Comme dans la dystopie de George Orwell, dans ce pays dirigé par un parti qui compte 100 millions de cadres, l’État central sait en permanence ce que les Chinois pensent, font et disent. Et mieux vaux pour eux qu’ils pensent comme le chef ! La population est heureuse si le Parti a décidé qu’elle l’était.

(p.109)

La volonté américaine de recomposition du Moyen-Orient se solde par un échec total sur tous les plans. National, régional et même mondial. En 2003, après avoir fait tomber le régime de Saddam Hussein, la tentative de changement de gouvernement est un ratage complet. Elle induit l’effacement des sunnites dans ce pays à majorité chiite (55%). Cela a pour effet de renforcer brutalement l’identité des chiites, et de les pousser à reprendre le pouvoir. Le clivage confessionnel s’est accentué, pour le pire.

Ce faisant, les États-Unis renforcent la position de l’Iran. Cette grande opération américaine provoque le chaos dans une région tourmentée, et déclenche une série de changements de rapports de force. Sous l’égide de la République islamique, l’influence des chiites dans les organismes d’État se fait plus nette, que ce soit en Irak ou en Syrie. Là, un soulèvement populaire débute dans le sillage du Printemps arabe que Bachar al-Assad réprime dans le sang.

Dans le même temps, la région assiste à une naissance effrayante. Celle d’un mouvement sunnite terroriste qui germe sur les ruines et la rancœur laissée en Irak par les Américains. L’organisation djihadiste de l’État islamique en Irak et au Levant (EIIL) se met très vite à revendiquer la souveraineté sur “son” califat, à cheval entre la Syrie et l’Irak. Une coalition occidentale entre alors en action contre Daech. Si son expansion territoriale est enrayée, le groupe terroriste parvient malgré& tout à conserver un pouvoir de nuisance loin de sa base. C’est le cas ao coeur de l’Union européenne, où dès 2015 la France est victime d’une vague d’attentats de ses membres ou affidés, ainsi qu’au Sahel, où des antennes locales de Daech se mettent à éclore.

(p.185)

L’autoritarisme comporte par ailleurs d’autres risques qu’une soumission individuelle. En Syrie, la vague de contestation pacifique qui débute dans le sillage du Printemps arabe, en 2011, met ainsi en lumière cette volonté de tourner la page du régule baasiste, totalement autocratique. Réprimé brutalement par un Bachar al-Assad accroché à son pouvoir, ce mouvement se transforme peu à peu en rébellion armée, puis en guerre civile. Ce pouvoir “fort” a été soutenu sans ciller par un de ses puissants homologues, la Russie. Plus de dix ans plus tard, ce conflit en Syrie est toujours en cours. C’est aussi l’une des tragédies de ces modes de gouvernance : les expressions de contestation à un régime autoritaire ne peuvent être que violentes… et ne peuvent déboucher que sur des changements de régime menés dans la douleur.
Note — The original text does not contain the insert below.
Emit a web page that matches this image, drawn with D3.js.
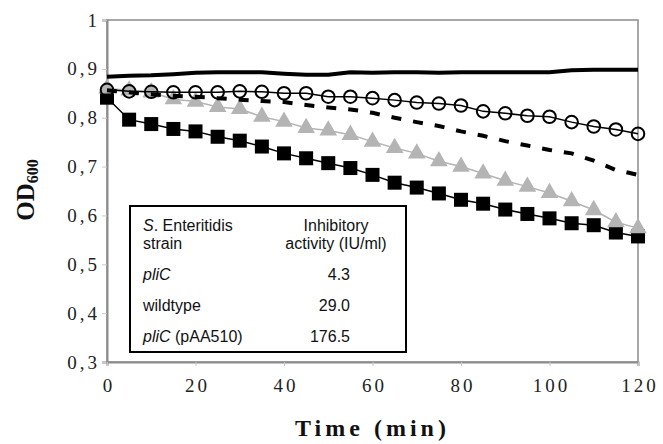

Malgré les dangers que représentent de telles manières d’exercer le pouvoir, en France la tentation de l’autoritarisme affleure parfois. Il faut être conscient de ses méfaits pour continuer à se battre pour la société dans laquelle nous vivons. Ce tropisme s’observe avec le succès des populismes, ses formations soudées autour d’une incarnation très forte. Des exemples sont connus autour de la famille Le Pen, d’Éric Zemmour ou de Jean-Luc Mélenchon, mais pas seulement. Tous ces écosystèmes politiques sont bâtis autour d’une personnalité apparaissant comme “providentielle”. Historiquement, ces “égéries” sont nombreuses : Benito Mussolini, Adolf Hitler, Joseph Staline, Mao Zedong, …

Quatrième de couverture

Le 24 février 2022, lorsqu’il déclenche une opération militaire pour envahir l’Ukraine, Vladimir Poutine ne viole pas uniquement l’intégrité territoriale d’un pays : le président russe bouleverse dans le même temps l’équilibre géostratégique précaire qui régnait depuis 1945. Au-delà de ce conflit qui n’implique en apparence que deux parties, un monde s’effondre. Dans le même temps, un autre voit le jour. Les géants d’hier entament une phase de transformation, tandis que la guerre en Ukraine démontre le caractère essentiel de la résilience des sociétés pour se protéger.

Se fondant sur son expérience, le général Trinquand propose dans cet ouvrage une analyse politique et militaire précise de ce monde à venir dans lequel les périls à vaincre et les défis à relever seront nombreux. Un éclairage essentiel pour tout comprendre des mouvements géostratégiques et des nouveaux rapports de force.